ALUMINIUM ARB INDICATOR: Section 232 fears smash hopes of profiting from wide arbitrage

Fears about a looming aluminium duty from the United States’ Section 232 investigations have dashed hopes of the market taking advantage of a widening import aluminium arbitrage between Asia and the US.

 

The differential between canceling aluminium from London Metal Exchange warehouses in Asia and shipping the material into the US Midwest has reached an all-time high, but the market is skeptical it can take profit from it.

The estimated arbitrage from Singapore, Busan, Johor and Port Klang to shipping to the US Midwest was at their widest since Metal Bulletin started tracking the indicator last June.

For material originating from warehouses in Singapore, the estimated arbitrage was at $150 per tonne in February for shipments of 10,000 tonnes (via break bulk shipments), a dramatic increase from $84.84 per tonne the month before.

In Busan, the estimated arbitrage rose to $158.86 per tonne for shipments of 10,000 tonnes from $94.15 previously.

In Johor and Port Klang, the estimated arbitrage jumped to $164.18 per tonne for shipments of 10,000 tonnes from $99.45.
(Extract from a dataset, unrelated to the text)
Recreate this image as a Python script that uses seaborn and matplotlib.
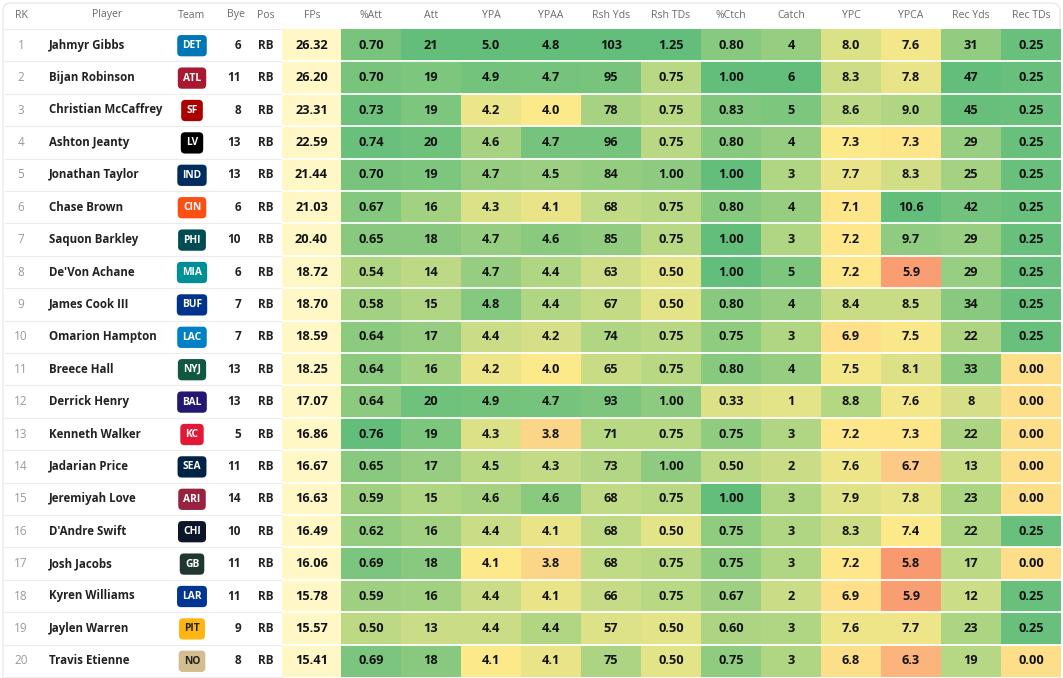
import numpy as np
import pandas as pd
import seaborn as sns
import matplotlib.pyplot as plt
from matplotlib.colors import LinearSegmentedColormap, ListedColormap
from matplotlib.patches import FancyBboxPatch

# Table data
ranks = list(range(1, 21))
players = ["Jahmyr Gibbs", "Bijan Robinson", "Christian McCaffrey", "Ashton Jeanty",
           "Jonathan Taylor", "Chase Brown", "Saquon Barkley", "De'Von Achane",
           "James Cook III", "Omarion Hampton", "Breece Hall", "Derrick Henry",
           "Kenneth Walker", "Jadarian Price", "Jeremiyah Love", "D'Andre Swift",
           "Josh Jacobs", "Kyren Williams", "Jaylen Warren", "Travis Etienne"]
teams = ["DET", "ATL", "SF", "LV", "IND", "CIN", "PHI", "MIA", "BUF", "LAC",
         "NYJ", "BAL", "KC", "SEA", "ARI", "CHI", "GB", "LAR", "PIT", "NO"]
byes = [6, 11, 8, 13, 13, 6, 10, 6, 7, 7, 13, 13, 5, 11, 14, 10, 11, 11, 9, 8]
positions = ["RB"] * 20
fps = [26.32, 26.20, 23.31, 22.59, 21.44, 21.03, 20.40, 18.72, 18.70, 18.59,
       18.25, 17.07, 16.86, 16.67, 16.63, 16.49, 16.06, 15.78, 15.57, 15.41]

pct_att = [0.70, 0.70, 0.73, 0.74, 0.70, 0.67, 0.65, 0.54, 0.58, 0.64,
           0.64, 0.64, 0.76, 0.65, 0.59, 0.62, 0.69, 0.59, 0.50, 0.69]
att = [21, 19, 19, 20, 19, 16, 18, 14, 15, 17, 16, 20, 19, 17, 15, 16, 18, 16, 13, 18]
ypa = [5.0, 4.9, 4.2, 4.6, 4.7, 4.3, 4.7, 4.7, 4.8, 4.4,
       4.2, 4.9, 4.3, 4.5, 4.6, 4.4, 4.1, 4.4, 4.4, 4.1]
ypaa = [4.8, 4.7, 4.0, 4.7, 4.5, 4.1, 4.6, 4.4, 4.4, 4.2,
        4.0, 4.7, 3.8, 4.3, 4.6, 4.1, 3.8, 4.1, 4.4, 4.1]
rsh_yds = [103, 95, 78, 96, 84, 68, 85, 63, 67, 74, 65, 93, 71, 73, 68, 68, 68, 66, 57, 75]
rsh_tds = [1.25, 0.75, 0.75, 0.75, 1.00, 0.75, 0.75, 0.50, 0.50, 0.75,
           0.75, 1.00, 0.75, 1.00, 0.75, 0.50, 0.75, 0.75, 0.50, 0.50]
pct_ctch = [0.80, 1.00, 0.83, 0.80, 1.00, 0.80, 1.00, 1.00, 0.80, 0.75,
            0.80, 0.33, 0.75, 0.50, 1.00, 0.75, 0.75, 0.67, 0.60, 0.75]
catch = [4, 6, 5, 4, 3, 4, 3, 5, 4, 3, 4, 1, 3, 2, 3, 3, 3, 2, 3, 3]
ypc = [8.0, 8.3, 8.6, 7.3, 7.7, 7.1, 7.2, 7.2, 8.4, 6.9,
       7.5, 8.8, 7.2, 7.6, 7.9, 8.3, 7.2, 6.9, 7.6, 6.8]
ypca = [7.6, 7.8, 9.0, 7.3, 8.3, 10.6, 9.7, 5.9, 8.5, 7.5,
        8.1, 7.6, 7.3, 6.7, 7.8, 7.4, 5.8, 5.9, 7.7, 6.3]
rec_yds = [31, 47, 45, 29, 25, 42, 29, 29, 34, 22, 33, 8, 22, 13, 23, 22, 17, 12, 23, 19]
rec_tds = [0.25, 0.25, 0.25, 0.25, 0.25, 0.25, 0.25, 0.25, 0.25, 0.25,
           0.00, 0.00, 0.00, 0.00, 0.00, 0.25, 0.00, 0.25, 0.25, 0.00]

stat_cols = ["%Att", "Att", "YPA", "YPAA", "Rsh Yds", "Rsh TDs", "%Ctch",
             "Catch", "YPC", "YPCA", "Rec Yds", "Rec TDs"]
stats = pd.DataFrame(dict(zip(stat_cols, [pct_att, att, ypa, ypaa, rsh_yds, rsh_tds,
                                          pct_ctch, catch, ypc, ypca, rec_yds, rec_tds])))
fmts = {"%Att": "{:.2f}", "Att": "{:.0f}", "YPA": "{:.1f}", "YPAA": "{:.1f}",
        "Rsh Yds": "{:.0f}", "Rsh TDs": "{:.2f}", "%Ctch": "{:.2f}", "Catch": "{:.0f}",
        "YPC": "{:.1f}", "YPCA": "{:.1f}", "Rec Yds": "{:.0f}", "Rec TDs": "{:.2f}"}

# colour scale anchors per column: (low, mid, high)
scales = {"%Att": (-0.1, 0.32, 0.76), "Att": (-3, 9, 21), "YPA": (3.2, 4.1, 5.0),
          "YPAA": (3.2, 4.0, 4.8), "Rsh Yds": (-10, 45, 103), "Rsh TDs": (-0.55, 0.35, 1.25),
          "%Ctch": (-0.7, 0.15, 1.0), "Catch": (-6, 0, 6), "YPC": (4.1, 7.3, 10.5),
          "YPCA": (5.75, 7.4, 10.6), "Rec Yds": (-60, -5, 47), "Rec TDs": (-0.2, 0.03, 0.26)}

team_colors = {"DET": "#0076B6", "ATL": "#A71930", "SF": "#AA0000", "LV": "#000000",
               "IND": "#002C5F", "CIN": "#FB4F14", "PHI": "#004C54", "MIA": "#008E97",
               "BUF": "#00338D", "LAC": "#0080C6", "NYJ": "#125740", "BAL": "#241773",
               "KC": "#E31837", "SEA": "#002244", "ARI": "#97233F", "CHI": "#0B162A",
               "GB": "#203731", "LAR": "#003594", "PIT": "#FFB612", "NO": "#D3BC8D"}
dark_text_teams = {"PIT", "NO"}

norm = pd.DataFrame({c: np.interp(stats[c], scales[c], [0, 0.5, 1]) for c in stat_cols})
annot = pd.DataFrame({c: [fmts[c].format(v) for v in stats[c]] for c in stat_cols})

cmap = LinearSegmentedColormap.from_list(
    "rg", [(0, "#F8976F"), (0.3, "#FCCB87"), (0.5, "#FDE98A"), (0.7, "#C0DA85"), (1, "#63BE7B")])

plt.rcParams['font.family'] = ['Open Sans', 'DejaVu Sans']
W, H = 1063, 678
fig = plt.figure(figsize=(W / 100, H / 100), dpi=100)
fig.patch.set_facecolor("white")

bg = fig.add_axes([0, 0, 1, 1])
bg.set_xlim(0, W)
bg.set_ylim(H, 0)
bg.axis("off")

top, row_h = 29, 32.4
n = len(players)

bg.add_patch(FancyBboxPatch((3, 3), W - 6, H + 20, boxstyle="round,pad=0,rounding_size=8",
                            fc="white", ec="#e4e4e4", lw=0.8))

def fig_rect(x0, x1, y0, y1):
    return [x0 / W, 1 - y1 / H, (x1 - x0) / W, (y1 - y0) / H]

cell_font = {"fontsize": 9.2, "fontweight": "bold", "color": "#111111"}

# FPs column
ax_fp = fig.add_axes(fig_rect(282, 341, top, top + n * row_h))
sns.heatmap(pd.DataFrame({"FPs": np.zeros(n)}), cmap=ListedColormap(["#FFF7C6"]),
            annot=pd.DataFrame({"FPs": [f"{v:.2f}" for v in fps]}), fmt="", cbar=False,
            xticklabels=False, yticklabels=False, ax=ax_fp, annot_kws=cell_font)

# stat heatmap
ax = fig.add_axes(fig_rect(341, 1061, top, top + n * row_h))
sns.heatmap(norm, cmap=cmap, vmin=0, vmax=1, annot=annot, fmt="", cbar=False,
            xticklabels=False, yticklabels=False, ax=ax, annot_kws=cell_font)
for a in (ax, ax_fp):
    for k in range(1, n):
        a.axhline(k, color="white", lw=1.3)

# row separators on the left part
for k in range(n + 1):
    bg.plot([5, 282], [top + k * row_h] * 2, color="#ececec", lw=0.8)

# header
headers = [("RK", 21), ("Player", 107), ("Team", 191), ("Bye", 236), ("Pos", 266), ("FPs", 312)]
headers += [(c, 371 + 60 * i) for i, c in enumerate(stat_cols)]
for label, x in headers:
    bg.text(x, 15, label, ha="center", va="center", fontsize=7.6, color="#6b6b6b")

# left columns
for i in range(n):
    y = top + (i + 0.5) * row_h
    bg.text(21, y, str(ranks[i]), ha="center", va="center", fontsize=8.5, color="#9a9a9a")
    bg.text(49, y, players[i], ha="left", va="center", fontsize=8.3,
            fontweight="bold", color="#222222")
    t = teams[i]
    bg.text(192, y + 0.5, t, ha="center", va="center", fontsize=7.4, fontweight="bold",
            color="#222222" if t in dark_text_teams else "white",
            bbox=dict(boxstyle="round,pad=0.5,rounding_size=0.4", fc=team_colors[t], ec="none"))
    bg.text(241, y, str(byes[i]), ha="right", va="center", fontsize=8.5,
            fontweight="bold", color="#222222")
    bg.text(266, y, positions[i], ha="center", va="center", fontsize=8.5,
            fontweight="bold", color="#222222")

fig.savefig("out.png", dpi=100, facecolor="white")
The continued rise in US Midwest aluminium premiums is fueling the widening arbitrage. Metal Bulletin assessed the US Midwest delivered premium at 16.5-17.5 cents per lb on Tuesday March 6, its highest since April 2015. The monthly average for the US Midwest premium in tonnes in February was $297.62 per tonne, up significantly from $231.48 in January.

The arbitrage indicator, however, does not account for US President Donald Trump’s proposed blanket 10% tariff on aluminium imports.
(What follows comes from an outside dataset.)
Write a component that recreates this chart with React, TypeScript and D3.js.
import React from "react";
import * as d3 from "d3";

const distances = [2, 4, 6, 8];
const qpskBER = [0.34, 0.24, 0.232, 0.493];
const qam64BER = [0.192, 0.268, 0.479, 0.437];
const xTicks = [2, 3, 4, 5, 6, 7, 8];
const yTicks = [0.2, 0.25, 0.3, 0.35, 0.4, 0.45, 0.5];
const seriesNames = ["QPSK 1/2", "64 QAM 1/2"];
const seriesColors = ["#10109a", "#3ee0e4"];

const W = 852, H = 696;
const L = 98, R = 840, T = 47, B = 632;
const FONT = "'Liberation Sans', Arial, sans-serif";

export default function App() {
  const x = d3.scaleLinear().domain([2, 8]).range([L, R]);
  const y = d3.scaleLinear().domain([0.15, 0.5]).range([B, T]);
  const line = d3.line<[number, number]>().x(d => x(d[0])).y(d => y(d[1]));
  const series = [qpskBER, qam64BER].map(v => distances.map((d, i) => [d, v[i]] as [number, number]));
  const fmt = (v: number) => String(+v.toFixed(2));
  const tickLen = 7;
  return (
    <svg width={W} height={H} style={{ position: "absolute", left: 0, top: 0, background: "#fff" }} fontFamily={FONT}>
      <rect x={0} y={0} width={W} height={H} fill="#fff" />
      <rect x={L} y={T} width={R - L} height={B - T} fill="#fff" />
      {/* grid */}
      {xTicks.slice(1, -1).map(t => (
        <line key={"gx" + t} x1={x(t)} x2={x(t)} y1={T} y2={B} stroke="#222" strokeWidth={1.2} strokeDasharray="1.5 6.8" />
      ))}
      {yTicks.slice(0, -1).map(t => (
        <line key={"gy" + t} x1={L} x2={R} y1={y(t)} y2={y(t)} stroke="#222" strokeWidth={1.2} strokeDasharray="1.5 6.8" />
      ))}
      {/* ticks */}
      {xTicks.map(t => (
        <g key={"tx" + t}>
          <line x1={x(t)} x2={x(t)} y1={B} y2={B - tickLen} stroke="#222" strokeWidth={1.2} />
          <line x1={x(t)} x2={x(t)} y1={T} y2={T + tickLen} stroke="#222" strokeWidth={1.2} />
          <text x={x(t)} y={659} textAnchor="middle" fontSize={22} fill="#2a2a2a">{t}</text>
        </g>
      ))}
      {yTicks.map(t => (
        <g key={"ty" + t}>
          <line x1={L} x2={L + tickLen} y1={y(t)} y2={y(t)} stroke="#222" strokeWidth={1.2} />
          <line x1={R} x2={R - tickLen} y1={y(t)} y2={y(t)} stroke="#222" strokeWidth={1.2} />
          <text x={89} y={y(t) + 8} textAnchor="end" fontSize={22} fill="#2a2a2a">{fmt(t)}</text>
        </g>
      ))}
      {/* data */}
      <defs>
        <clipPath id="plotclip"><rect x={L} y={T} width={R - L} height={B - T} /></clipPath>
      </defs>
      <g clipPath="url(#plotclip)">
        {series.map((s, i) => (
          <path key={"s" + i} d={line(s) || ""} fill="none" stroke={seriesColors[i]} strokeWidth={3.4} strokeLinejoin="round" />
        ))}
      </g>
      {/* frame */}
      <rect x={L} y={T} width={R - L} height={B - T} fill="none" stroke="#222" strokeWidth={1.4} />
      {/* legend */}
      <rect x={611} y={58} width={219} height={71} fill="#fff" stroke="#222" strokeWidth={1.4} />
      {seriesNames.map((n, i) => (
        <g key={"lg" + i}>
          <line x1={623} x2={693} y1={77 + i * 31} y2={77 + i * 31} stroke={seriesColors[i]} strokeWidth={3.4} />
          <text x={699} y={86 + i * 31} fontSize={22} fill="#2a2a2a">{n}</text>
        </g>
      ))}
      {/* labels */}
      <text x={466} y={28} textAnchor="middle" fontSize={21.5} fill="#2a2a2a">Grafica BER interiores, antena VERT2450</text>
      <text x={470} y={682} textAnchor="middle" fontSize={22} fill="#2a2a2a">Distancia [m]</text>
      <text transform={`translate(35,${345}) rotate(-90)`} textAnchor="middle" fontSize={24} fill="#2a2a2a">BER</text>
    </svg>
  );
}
The margins for shipping metal from Asia to the US could be wiped out if that duty is implemented while the metal is making its way to the country, market participants told Metal Bulletin.

“You have to have guts to ship to the US right now,” one aluminium trader said. “I don’t think anyone will ship right now. Even if the arb shows a nice profit, that profit is not going to be there if you ship now and they slap a duty on it.”

Sending metal at the moment is risky as well, with a tariff announcement expected in the coming days and weeks.

“There isn’t any reward to take advantage of the arbitrage at the moment because we do not know what is going to happen,” another trader said.

The widening arbitrage window could benefit those who have already sent and cleared metal into the US in previous months though.

“If you’ve been doing this for three months, the risk is your last vessel [shipping metal to the US],” the first trader said.

Stable freight
Freight and FOT rates have had a marginal effect compared to the US premiums on the arbitrage, but are expected to tick higher in the coming months.

“Overall it is safe to say the shipping market remains firm and actually started to climb in recent weeks. The expectation is that the market will remain firm up until end the end of May and early June,” The source said.

Local currencies have remained relatively stable against the dollar, which kept FOT in dollar terms stable.

The freight and FOT component – the total value of canceling material from the warehouse and shipping to Owensboro in the US Midwest – of trades increased to $147.63 per tonne from $146.64 per tonne in Singapore in January, rose to $138.76 per tonne from 137.33 per tonne in Busan, and rose to $133.44 per tonne from $132.03 per tonne in Johor and Port Klang.